The example we installed during this quick start guide uses CentOS. The Red Hat instructions apply since CentOS is binary compatible with Red Hat.
The example in this quick start guide will be very similar, whether they are running in a VMware environment, cloud or physical installations.

Node 1 configuration

Hostname: IMAMSSQL-1
Public IP: 192.168.4.21
Private IP: 10.1.4.21
/dev/sdb (10GiB)
/dev/sdc (10GiB)

Node 2 configuration

Hostname: IMAMSSQL-2
Public IP: 192.168.4.22
Private IP: 10.1.4.22
/dev/sdb (10GiB)
/dev/sdc (10GiB)

Virtual IP used for SQL Access

168.4.20, this will be protected by LifeKeeper and “floats” between nodes

Operating System

CentOS 7.6

SQL Database Configuration

SQL Database:
SQL Virtual Hostname: IMAMSSQL
SQL Virtual IP: 192.168.4.20

SQL File System Mount Points

/database/data
/database/xlog

PREPARE SYSTEM FOR INSTALLATION

Installing MS-SQL

Initial SQL install

In this section we will add the Microsoft package location into our Linux OS and then instruct the OS to install SQL Server.

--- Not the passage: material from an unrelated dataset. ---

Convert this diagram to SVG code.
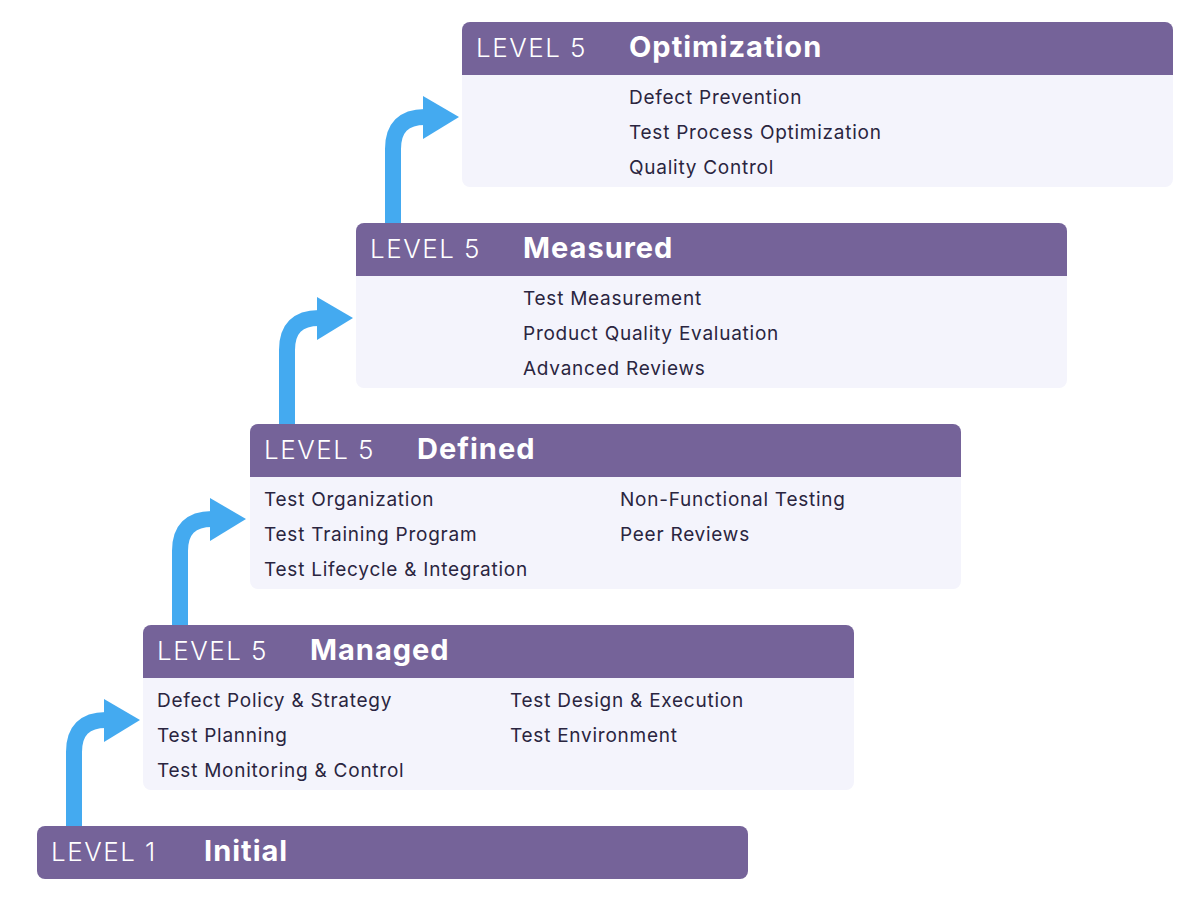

Open the following Microsoft guide to installing SQL Server:
https://docs.microsoft.com/en-us/sql/linux/sql-server-linux-setup?view=sql-server-ver15
Login with root privilege or you use sudo before each command
curl -o /etc/yum.repos.d/mssql-server.repo
https://packages.microsoft.com/config/rhel/7/mssql-server-2017.repo
yum install -y mssql-server
/opt/mssql/bin/mssql-conf setup, I installed my SQL Server with an Evaluation license
yum install -y mssql-tools unixODBC-devel
echo ‘export PATH=”$PATH:/opt/mssql-tools/bin”‘ >> ~/.bash_profile
echo ‘export PATH=”$PATH:/opt/mssql-tools/bin”‘ >> ~/.bashrc
source ~/.bashrc
systemctl stop mssql-server.service, we stop the SQL service and cannot start the SQL service
until we have configured the disks used as storage in the section titled
“Create database and transaction log file-systems and mount points”.
/opt/mssql/bin/mssql-conf set filelocation.masterdatafile /database/data/master.mdf
/opt/mssql/bin/mssql-conf set filelocation.masterlogfile /database/xlog/mastlog.ldf

Create database and transaction log file-systems and mount points

We will use the xfs file-system type for this installation. Refer to LifeKeeper supported file-system types to determine which file-system you want to configure. Make sure you configure the disk to use GUID identifiers. Here we will partition and format the locally attached disks; mount, create and permission the database locations we want SQL to use, finally we will start SQL which will create new Master DB and transaction logs in the location we specified. Note when creating the partition, DataKeeper requires the number of blocks in the partition to be odd. E.g. 20973567 (end) – 2048 (start) = 20971519.

fdisk /dev/sdb
mkfs -t xfs /dev/sdb1
fdisk /dev/sdc
mkfs -t xfs /dev/sdc1
mkdir /database; mkdir /database/data; mkdir /database/xlog
chown mssql /database/; chgrp mssql /database/
chown mssql /database/data/; chgrp mssql /database/data/
chown mssql /database/xlog/; chgrp mssql /database/xlog/
vi /etc/fstab
1. Add /dev/sdb1 mounting to /database/data, e.g. /dev/sdb1 /database/data xfs defaults 0 0
2. Add /dev/sdb1 mounting to /database/xlog, e.g. /dev/sdb1 /database/xlog xfs defaults 0 0
mount /dev/sdb1
mount /dev/sdc1
chown mssql /database/data/; chgrp mssql /database/data/
chown mssql /database/xlog/; chgrp mssql /database/xlog/
systemctl start mssql-server.service, we start the SQL service now that local disks are mounted
– this will create new Master DB and transaction logs

Installing LifeKeeper

Refer to the Installation Guide
http://docs.us.sios.com/spslinux/9.5.1/en/topic/sios-protection-suite-for-linux-installation-guide

Create LifeKeeper Resource Hierarchies

Open the LifeKeeper GUI on the primary node:

# /opt/LifeKeeper/bin/lkGUIapp &

Communication Paths

Create backend and/or frontend IP routes, in our case backend is 10.2.4.21 & 22 and frontend is 192.168.4.21 & 22

[AWS only] Right-click on each instance in the AWS Management Console and select Networking → Change Source/Dest. Check and ensure that source/destination checking is disabled.
In the LifeKeeper GUI, click Create Comm Path.
In the Remote Server(s) dialog, add the host names of the other cluster nodes and select them.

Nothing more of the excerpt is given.